Graphic book prompted Japan to reexamine history
/ Source: Reuters

The author of “the Rape of Nanking,” an acclaimed history of Japanese brutality against China in the 1930s, has committed suicide, officials said Thursday.

Iris Chang, 36, published “The Rape of Nanking,” a graphic account of the Japanese Army invasion of China in 1937. After it appeared in 1997, the book helped prompt Japan to reexamine this dark history.

Police found her body in a car on a road south of San Francisco and said she died from a single bullet to the head. Her husband reported her missing Monday and police identified the body Tuesday morning, said Terrance Helm of the Santa Clara County Sheriff’s Department.

“Our detectives determined it was a suicide,” he said.

Her agent, Susan Rabiner, said Chang had suffered from ”classical clinical depression” and had been hospitalized earlier this year. She said Chang left a note to her family asking that she be remembered as she was before her illness.

The release of her best-selling book came on the 60th anniversary of the Japanese capture of the Chinese capital of Nanking. She wrote graphically of the result in a book her agent said sold about half a million copies.

“An estimated 20,000-80,000 Chinese women were raped,” Chang wrote. “Many soldiers went beyond rape to disembowel women, slice off their breasts, nail them alive to walls. Fathers were forced to rape their daughters and sons their mothers as other family members watched.”

“Not only did live burials, castration, the carving of organs and the roasting of people become routine, but more diabolical tortures were practiced.”

Book was never published in JapanJapan has been slow to acknowledge the scale of the atrocities, and her account sparked anger from conservative Japanese. In 1998 Japan’s ambassador to the United States created a diplomatic stir by calling Chang’s book misleading.

Her book was never published in Japan although it was translated into a number of foreign languages. “I think the right-wing assaults on the Japanese publishing houses have sent a chill across the entire industry,” she told Reuters in 2001.

Chang spent two years working on the book when she was in her late 20s, interviewing aged survivors in China. The effort gave her an unusually high profile for a young historian, and her Web site lists more than two dozen public appearances for the period between March and May this year.
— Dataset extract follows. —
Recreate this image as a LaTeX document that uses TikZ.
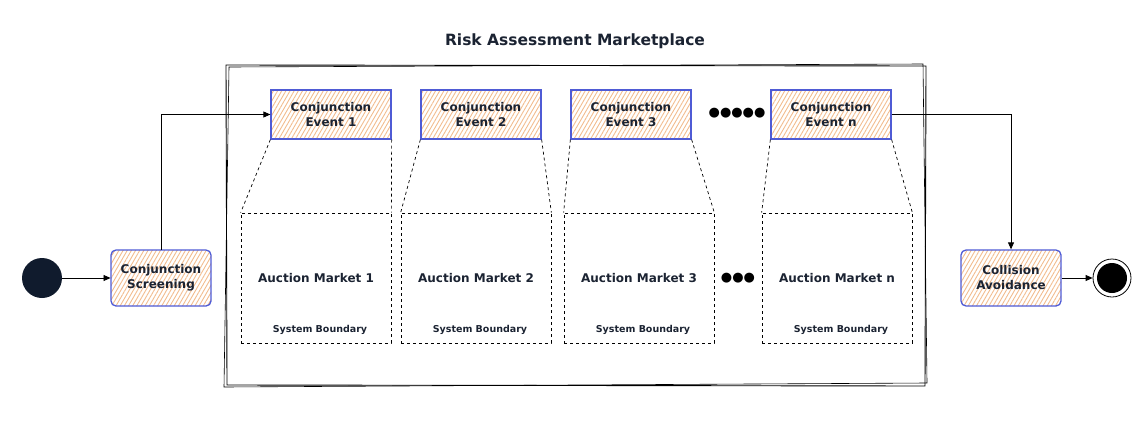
\documentclass[tikz,border=0pt]{standalone}
\usepackage{fontspec}
\setmainfont{DejaVu Sans}
\usetikzlibrary{patterns.meta,arrows.meta,positioning}

\definecolor{hatch}{HTML}{F2BC8E}
\definecolor{rim}{HTML}{4F5BD5}
\definecolor{ink}{HTML}{1B2332}
\definecolor{navy}{HTML}{101B2D}

\tikzset{
  act/.style={draw=rim, line width=1.3pt, text=ink, align=center, inner sep=0pt,
    pattern={Lines[angle=60,distance=3.6pt,line width=0.9pt]}, pattern color=hatch,
    font=\bfseries\fontsize{12}{15}\selectfont},
  event/.style={act, minimum width=120pt, minimum height=49pt},
  task/.style={act, rounded corners=5pt, minimum width=100pt, minimum height=56pt},
  market/.style={draw, dash pattern=on 3pt off 3pt, line width=0.7pt, inner sep=0pt,
    minimum width=150pt, minimum height=130pt, text=ink,
    font=\bfseries\fontsize{12}{15}\selectfont},
  bound/.style={text=ink, font=\bfseries\fontsize{9.5}{11}\selectfont},
  edgeline/.style={dash pattern=on 3pt off 3pt, line width=0.7pt},
  flow/.style={-{Triangle[length=7pt,width=6pt]}, line width=0.8pt},
  dots/.style={font=\fontsize{13}{13}\selectfont, inner sep=0pt},
}

\begin{document}
\begin{tikzpicture}[x=1pt,y=-1pt]
\useasboundingbox (0,0) rectangle (1148,442);

  % Marketplace frame
\draw[line width=0.9pt] (226,65) -- (926,66) -- (925,386) -- (227,385) -- cycle;
\draw[line width=0.6pt] (229,67) -- (923,64) -- (927,383) -- (224,387) -- cycle;
\node[text=ink, font=\bfseries\fontsize{15.5}{18}\selectfont] (title) at (575,41) {Risk Assessment Marketplace};

  % Define nodes
\node[circle, fill=navy, minimum size=40pt, inner sep=0pt] (start) at (42,278) {};
\node[task] (screen) at (161,278) {Conjunction\\Screening};

\node[event] (ev1) at (331,114.5) {Conjunction\\Event 1};
\node[event] (ev2) at (481,114.5) {Conjunction\\Event 2};
\node[event] (ev3) at (631,114.5) {Conjunction\\Event 3};
\node[event] (evn) at (831,114.5) {Conjunction\\Event n};
\node[dots] (more1) at (737,113) {●●●●●};

\node[market] (m1) at (316,278) {Auction Market 1};
\node[market] (m2) at (476,278) {Auction Market 2};
\node[market] (m3) at (639,278) {Auction Market 3};
\node[market] (mn) at (837,278) {Auction Market n};
\node[dots] (more2) at (738,278) {●●●};

\foreach \i in {1,2,3,n}
  \node[bound, above=5pt of m\i.south, xshift=4pt] (b\i) {System Boundary};

\node[task] (avoid) at (1011,278) {Collision\\Avoidance};
\node[circle, draw, line width=0.8pt, fill=white, minimum size=38pt, inner sep=0pt] (stop) at (1112,278) {};
\node[circle, fill=black, minimum size=30pt, inner sep=0pt] (stopin) at (stop) {};

  % Connect the nodes
\draw[flow] (start) -- (screen);
\draw[flow] (screen.north) |- (ev1.west);
\draw[flow] (evn.east) -| (avoid.north);
\draw[flow] (avoid) -- (stop);

\foreach \i in {1,2,3,n}
  \draw[edgeline] (ev\i.south west) -- (m\i.north west)
                  (ev\i.south east) -- (m\i.north east);

\end{tikzpicture}
\end{document}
“A lot of people, when Iris would tour and talk about the Rape of Nanking, would come to her with their stories of unhappiness, atrocities, violence, on any side,” said Wendy Wolf, one of her editors at Viking Penguin. “It sort of opened minds to talking and sharing their own experiences.”

Her agent Rabiner said she was working most recently on a book about U.S. forces who fought on the Bataan Peninsula in the Philippines in World War Two.

Born in Princeton, New Jersey, to Chinese immigrant parents, Chang grew up in Illinois and graduated from the University of Illinois in 1989. She worked for the Associated Press wire service and the Chicago Tribune before becoming an historian full time. She lived in Sunnyvale, California.

Her most recent book was “The Chinese in America: A Narrative History.” She is survived by her husband and two-year old son.